▶ **REQUIRED WORK**: Scan the following material for the string "this" and copy each line in which it appears.
BEGIN MATERIAL TO PROCESS
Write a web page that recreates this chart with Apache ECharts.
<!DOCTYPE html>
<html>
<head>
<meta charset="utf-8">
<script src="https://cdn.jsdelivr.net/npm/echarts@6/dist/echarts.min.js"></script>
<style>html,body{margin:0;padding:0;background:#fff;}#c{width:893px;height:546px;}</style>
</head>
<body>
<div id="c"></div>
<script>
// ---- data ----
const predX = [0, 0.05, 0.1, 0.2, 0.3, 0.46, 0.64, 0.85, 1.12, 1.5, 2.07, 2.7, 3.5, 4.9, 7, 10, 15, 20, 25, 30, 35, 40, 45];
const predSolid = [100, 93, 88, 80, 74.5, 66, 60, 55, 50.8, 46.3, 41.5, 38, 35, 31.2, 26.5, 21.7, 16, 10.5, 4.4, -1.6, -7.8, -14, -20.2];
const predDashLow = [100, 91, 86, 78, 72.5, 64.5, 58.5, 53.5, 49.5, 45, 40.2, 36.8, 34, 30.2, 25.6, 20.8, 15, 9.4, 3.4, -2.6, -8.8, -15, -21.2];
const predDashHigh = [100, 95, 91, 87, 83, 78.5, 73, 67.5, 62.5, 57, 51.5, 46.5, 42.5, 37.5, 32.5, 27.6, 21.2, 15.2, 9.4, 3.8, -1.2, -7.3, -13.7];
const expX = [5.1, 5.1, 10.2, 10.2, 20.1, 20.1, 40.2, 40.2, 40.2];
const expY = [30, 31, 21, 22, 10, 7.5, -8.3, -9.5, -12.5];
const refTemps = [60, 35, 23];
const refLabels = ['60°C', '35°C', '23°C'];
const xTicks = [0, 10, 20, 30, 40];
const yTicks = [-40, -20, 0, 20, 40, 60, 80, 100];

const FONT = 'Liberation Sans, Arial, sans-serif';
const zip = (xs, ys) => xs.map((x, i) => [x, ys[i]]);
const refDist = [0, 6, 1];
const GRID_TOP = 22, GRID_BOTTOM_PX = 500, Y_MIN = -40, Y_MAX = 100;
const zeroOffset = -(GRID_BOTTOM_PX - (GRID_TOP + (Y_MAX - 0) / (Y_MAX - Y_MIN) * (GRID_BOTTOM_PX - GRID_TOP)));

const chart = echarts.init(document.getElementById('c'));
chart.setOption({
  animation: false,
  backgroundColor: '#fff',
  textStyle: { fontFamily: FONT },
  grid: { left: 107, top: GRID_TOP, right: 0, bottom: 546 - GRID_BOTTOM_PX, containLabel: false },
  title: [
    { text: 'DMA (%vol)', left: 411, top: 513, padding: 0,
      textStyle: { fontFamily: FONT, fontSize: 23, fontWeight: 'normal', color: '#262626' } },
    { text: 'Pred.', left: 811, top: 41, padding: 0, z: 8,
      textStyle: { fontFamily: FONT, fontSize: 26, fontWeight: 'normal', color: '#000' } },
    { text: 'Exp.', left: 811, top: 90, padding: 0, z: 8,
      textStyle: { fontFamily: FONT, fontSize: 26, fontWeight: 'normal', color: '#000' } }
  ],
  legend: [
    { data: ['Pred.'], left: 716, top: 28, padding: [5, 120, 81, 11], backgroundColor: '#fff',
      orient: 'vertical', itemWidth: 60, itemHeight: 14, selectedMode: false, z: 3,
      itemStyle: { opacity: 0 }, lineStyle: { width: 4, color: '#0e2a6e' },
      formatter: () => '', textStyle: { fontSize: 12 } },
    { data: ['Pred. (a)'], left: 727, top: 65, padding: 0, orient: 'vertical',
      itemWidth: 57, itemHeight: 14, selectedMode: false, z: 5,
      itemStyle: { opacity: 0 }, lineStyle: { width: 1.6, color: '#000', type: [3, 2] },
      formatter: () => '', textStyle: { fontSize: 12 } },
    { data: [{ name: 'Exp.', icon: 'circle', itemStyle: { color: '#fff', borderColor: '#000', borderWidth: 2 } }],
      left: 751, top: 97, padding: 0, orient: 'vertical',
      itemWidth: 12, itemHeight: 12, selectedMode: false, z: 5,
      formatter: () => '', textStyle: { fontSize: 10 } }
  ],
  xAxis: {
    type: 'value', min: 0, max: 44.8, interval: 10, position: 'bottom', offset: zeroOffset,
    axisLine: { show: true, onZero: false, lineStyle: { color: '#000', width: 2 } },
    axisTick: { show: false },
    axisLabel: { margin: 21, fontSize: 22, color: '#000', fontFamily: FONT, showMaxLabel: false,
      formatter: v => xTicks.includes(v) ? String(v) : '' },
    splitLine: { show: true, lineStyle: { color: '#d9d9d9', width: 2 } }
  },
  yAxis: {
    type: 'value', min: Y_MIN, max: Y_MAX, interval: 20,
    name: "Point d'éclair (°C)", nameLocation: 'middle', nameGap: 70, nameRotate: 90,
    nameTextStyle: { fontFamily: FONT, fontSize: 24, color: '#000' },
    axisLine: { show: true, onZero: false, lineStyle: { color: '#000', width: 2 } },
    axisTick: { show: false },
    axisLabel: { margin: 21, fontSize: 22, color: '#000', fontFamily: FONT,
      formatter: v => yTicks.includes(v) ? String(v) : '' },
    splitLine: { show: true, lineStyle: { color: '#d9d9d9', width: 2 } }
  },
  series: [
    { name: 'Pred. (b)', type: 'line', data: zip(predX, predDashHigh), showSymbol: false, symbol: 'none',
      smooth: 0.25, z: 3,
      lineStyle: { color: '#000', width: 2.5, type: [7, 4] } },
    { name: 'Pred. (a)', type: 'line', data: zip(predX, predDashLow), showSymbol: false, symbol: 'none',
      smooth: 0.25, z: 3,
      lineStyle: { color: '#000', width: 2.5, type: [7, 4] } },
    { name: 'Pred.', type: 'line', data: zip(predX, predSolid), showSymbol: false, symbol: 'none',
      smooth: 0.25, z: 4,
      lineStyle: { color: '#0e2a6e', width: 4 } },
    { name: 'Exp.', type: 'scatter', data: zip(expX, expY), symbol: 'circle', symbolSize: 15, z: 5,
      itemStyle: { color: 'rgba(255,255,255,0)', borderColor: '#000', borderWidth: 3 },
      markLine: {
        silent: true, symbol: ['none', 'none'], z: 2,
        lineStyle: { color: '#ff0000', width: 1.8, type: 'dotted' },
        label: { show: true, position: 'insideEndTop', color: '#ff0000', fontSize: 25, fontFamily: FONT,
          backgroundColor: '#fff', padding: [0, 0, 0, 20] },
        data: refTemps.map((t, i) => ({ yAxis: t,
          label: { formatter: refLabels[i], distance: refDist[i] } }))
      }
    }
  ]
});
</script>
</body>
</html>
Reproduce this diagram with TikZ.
END MATERIAL TO PROCESS
▶ **SOLUTION**:
Write a web page that recreates this chart with Apache ECharts.
Reproduce this diagram with TikZ.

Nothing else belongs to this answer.